Each year, in our effort to commemorate Lunar New Year and Tet, my wife and I usually do a small presentation in our daughter’s elementary school class about the traditions of Tet. We will be doing this year’s presentation tomorrow in her class. Since the presentation will be almost a week before actual Tet, we thought we would try to do a presentation that links these important events together — Dr. King’s Day, Obama’s inauguration, and Tet.
The theme of our presentation is the title of this post — “King, Obama, Tet, and the Diversity of Change” and I’d like to summarize it here for you (fyi, the text is simplified because it’s directed at elementary school students).
Around this time, billions of people all around the world celebrate the new year, based on the cycles of the moon, which is called the lunar calendar. One of the earliest lunar calendars was invented by the Chinese around 4,000 years ago and is still one of the most widely used lunar calendars. Because the Chinese lunar calendar is the most famous, many people call this occasion the “Chinese New Year.” But we prefer to call it Lunar New Year because it’s more inclusive.

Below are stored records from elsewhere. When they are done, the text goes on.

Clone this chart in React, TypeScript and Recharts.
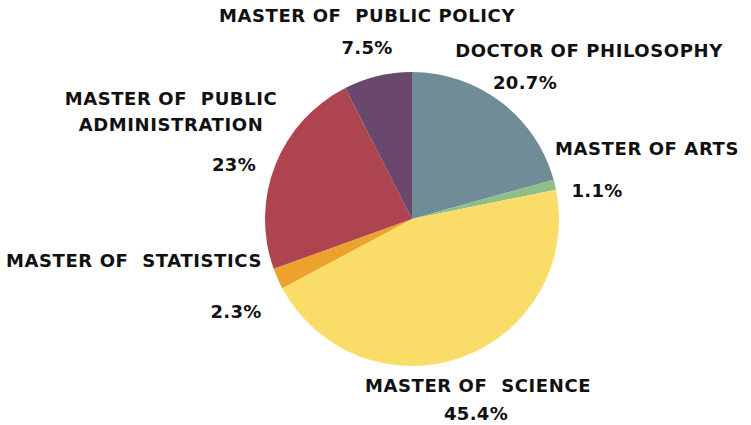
import { PieChart, Pie, Cell } from "recharts";

// degree programs, clockwise from 12 o'clock
const programs = [
  "DOCTOR OF PHILOSOPHY",
  "MASTER OF ARTS",
  "MASTER OF  SCIENCE",
  "MASTER OF  STATISTICS",
  "MASTER OF  PUBLIC ADMINISTRATION",
  "MASTER OF  PUBLIC POLICY",
];
const shares = [20.7, 1.1, 45.4, 2.3, 23, 7.5];
const colors = ["#6f8c97", "#8fbe88", "#fadd69", "#eca22c", "#ad4450", "#6a476d"];

// label placement relative to the pie centre (title lines + percent line)
const labelLayout = [
  { lines: ["DOCTOR OF PHILOSOPHY"], tx: 177, ty: -162, px: 113, py: -130 },
  { lines: ["MASTER OF ARTS"], tx: 235, ty: -64, px: 185, py: -22 },
  { lines: ["MASTER OF  SCIENCE"], tx: 66, ty: 173, px: 64, py: 201 },
  { lines: ["MASTER OF  STATISTICS"], tx: -278, ty: 48, px: -176, py: 99 },
  { lines: ["MASTER OF  PUBLIC", "ADMINISTRATION"], tx: -241, ty: -114, px: -178, py: -48 },
  { lines: ["MASTER OF  PUBLIC POLICY"], tx: -45, ty: -197, px: -45, py: -165 },
];

const data = programs.map((name, i) => ({ name, value: shares[i] }));

const FONT = "'DejaVu Sans', sans-serif";

function renderLabel(props: any) {
  const { cx, cy, index } = props;
  const l = labelLayout[index];
  return (
    <g key={`lbl-${index}`}>
      {l.lines.map((line, j) => (
        <text
          key={j}
          x={cx + l.tx}
          y={cy + l.ty + j * 26}
          textAnchor="middle"
          fontFamily={FONT}
          fontWeight="bold"
          fontSize={18}
          letterSpacing={0.6}
          fill="#111"
          style={{ whiteSpace: "pre" }}
        >
          {line}
        </text>
      ))}
      <text
        x={cx + l.px}
        y={cy + l.py}
        textAnchor="middle"
        fontFamily={FONT}
        fontWeight="bold"
        fontSize={18}
        letterSpacing={0.3}
        fill="#111"
      >
        {`${shares[index]}%`}
      </text>
    </g>
  );
}

export default function App() {
  return (
    <div style={{ position: "absolute", left: 0, top: 0, width: 751, height: 425, background: "#fff" }}>
      <PieChart width={751} height={425} margin={{ top: 0, right: 0, bottom: 0, left: 0 }}>
        <Pie
          data={data}
          dataKey="value"
          nameKey="name"
          cx={412}
          cy={219}
          outerRadius={147}
          startAngle={90}
          endAngle={-270}
          stroke="none"
          label={renderLabel}
          labelLine={false}
          isAnimationActive={false}
        >
          {data.map((d, i) => (
            <Cell key={d.name} fill={colors[i]} />
          ))}
        </Pie>
      </PieChart>
    </div>
  );
}
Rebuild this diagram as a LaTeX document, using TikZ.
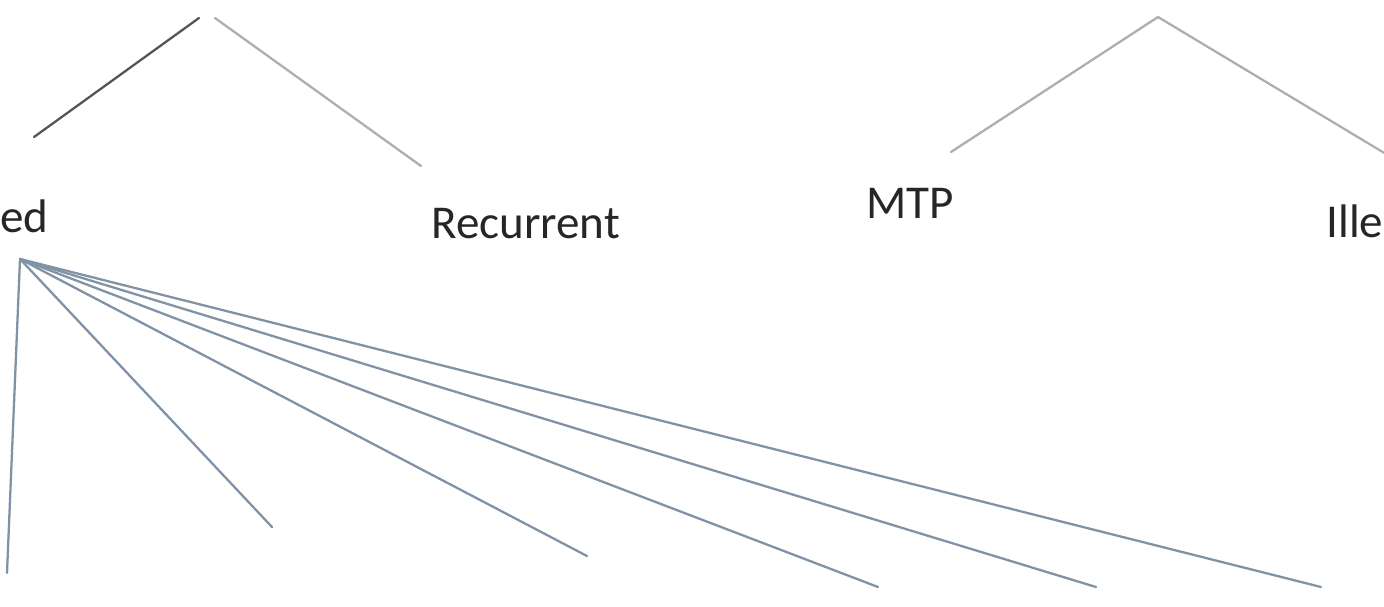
\documentclass[tikz,border=0pt]{standalone}
\usepackage{fontspec}
\setmainfont{Carlito}
\usetikzlibrary{positioning}
\definecolor{treedark}{RGB}{85,85,88}
\definecolor{treelight}{RGB}{172,174,178}
\definecolor{fanblue}{RGB}{128,146,166}

\begin{document}
\begin{tikzpicture}[
    x=0.02cm, y=-0.02cm,
    termtext/.style={inner sep=0pt, anchor=base west, text=black!85, font=\fontsize{26.8}{32}\selectfont},
    branch/.style={line width=1.3pt, line cap=round}
]
\useasboundingbox (0,0) rectangle (1384,606);

% labels
\node[termtext] (ed) at (0,232) {ed};
\node[termtext] (recurrent) at (431,238) {Recurrent};
\node[termtext] (mtp) at (866,218) {MTP};
\node[termtext] (ille) at (1326,237) {Ille};

% left tree
\coordinate (lefttopA) at (199,18);
\coordinate (lefttopB) at (215,18);
\coordinate (leftend) at (34,137);
\coordinate (recend) at (421,166);
\draw[branch, treedark] (lefttopA) -- (leftend);
\draw[branch, treelight] (lefttopB) -- (recend);

% right tree
\coordinate (righttop) at (1158,17);
\coordinate (mtpend) at (951,152);
\coordinate (illeend) at (1386,154);
\draw[branch, treelight] (righttop) -- (mtpend);
\draw[branch, treelight] (righttop) -- (illeend);

% fan below
\coordinate (fanroot) at (20,259);
\foreach \n/\x/\y in {1/7/573, 2/272/527, 3/587/556, 4/878/587, 5/1096/587, 6/1321/587} {
    \coordinate (leaf\n) at (\x,\y);
    \draw[branch, fanblue] (fanroot) -- (leaf\n);
}

\end{tikzpicture}
\end{document}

Each Lunar New Year is symbolized by one of 12 different animals and the traditional legend is that the famous Chinese philosopher Confucius called a meeting of all animals and 12 eventually showed up and he gave them each a year on the Lunar calendar. On Monday, we’ll celebrate the Year of Ox — anyone born starting Monday until the next Lunar New Year will be born into the Year of the Ox, along with anyone who turns 12, 24, 36, 48, etc.
Along with the Chinese, many other nationality and ethnic groups celebrate Lunar New Year. Because my family came from Viet Nam, our version of Lunar New Year is called Tet. Like many Lunar New Year celebrations, Tet is one of the biggest and most important holidays in Vietnamese culture, almost like New Year’s Day, Fourth of July, Thanksgiving, and Christmas all rolled into one.
Here in the U.S., you have probably seen Chinese or Lunar New Year celebrations that involve parades and Lion dances. But in more traditional terms, Tet also symbolizes “rebirth” and “renewal.” This means that whatever happened to you personally, to your family, or to your country in the past year, the New Year is your chance to start all over again to have a happy and prosperous new year.
In preparation for Tet, many families clean and even paint their home in anticipation of spring, they settle old debts and disputes, buy new clothes, and pledge to behave nicely and work hard in the new year.
This Lunar New Year occurs around the same time as another very important event that’s taking place a little later today in our nation’s capital, Washington DC — Barack Obama’s inauguration — when he officially becomes our next President.
It’s a very exciting and emotional time for many Americans. One of the reasons why it’s so exciting for many Americans is that, in many ways, Obama’s inauguration also symbolizes the rebirth of our country. In terms of his policies, he has said that he plans to do many things differently from what our last President has done, and this was one of the main reasons why so many people voted for him.
But more generally, he represents rebirth in many other ways. For example, as you probably already know, he is the first African American President of the United States. This is a very big deal — this country unfortunately has not treated African Americans and other people of color very well throughout its history. In many ways, African Americans and other people of color are still treated badly and still face many kinds of prejudice and discrimination in American society.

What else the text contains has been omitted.